There are ideas that we can have about how things work that are wrong. This is why I think, I want to point out, I fully agree with you. We need empathy. It is a so critical thing to who we are as human beings to understanding the experiences of others, but even to begin having the experiences of others, we have to be curious about them.

Once we are, have that sort of capacity of empathy, I think that the emotion of care is really critical. I see this, maybe you played the game Civilizations?

 

David Dylan Thomas

 I've never played it, but I'm familiar with it.

 

Cassini Nazir

Essentially, not board games, but digital computer games where you've got to explore the map and as you're moving around, the map begins to present itself. And what are the edges of empathy in that same way? I think we're starting to see that. 

Then if you think of care, maybe as the ocean that is around it. What's the ocean of care that's there? Both of these things we have, I say that because I use the word capacity and I'm starting to use this because my wife's a nurse. The pandemic has really made that capacity for empathy and care, it's strained it. It's challenging when she come comes home. I feel like I'm like, I would love to give her my extra reserve because that reservoir has dried up. 

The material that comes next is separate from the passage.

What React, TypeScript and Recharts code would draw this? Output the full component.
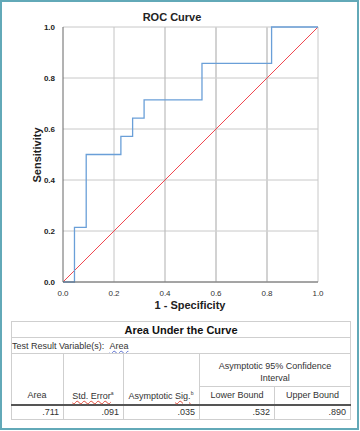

I think it's something that we need technology that we have a capacity for it. If we do that means that that capacity can be extended. It means it can also shrink. And we need to be aware of that, but it can dry up. We can get burnt out. It can be tough designing for other people. It can be tough giving care to others around us as well. We have a specific capacity. Again, it can be stretched, it can dwindle. It can change is I guess what I'm saying there, but that's an important thing to consider.

 

David Dylan Thomas

Yeah, absolutely. It has been wonderful talking to you. As you know, I can talk to you for hours more, but thank you so much for being on the show, Cassini. I hope to see you again soon.

 

Cassini Nazir

Thank you, David.

 

David Dylan Thomas

For the cognitive…I keep doing this…for the cognitive bias podcast that’s our usual sign out. You know what, I'm going to keep it in every time I do it just to learn! So, people can go on the learning journey with me!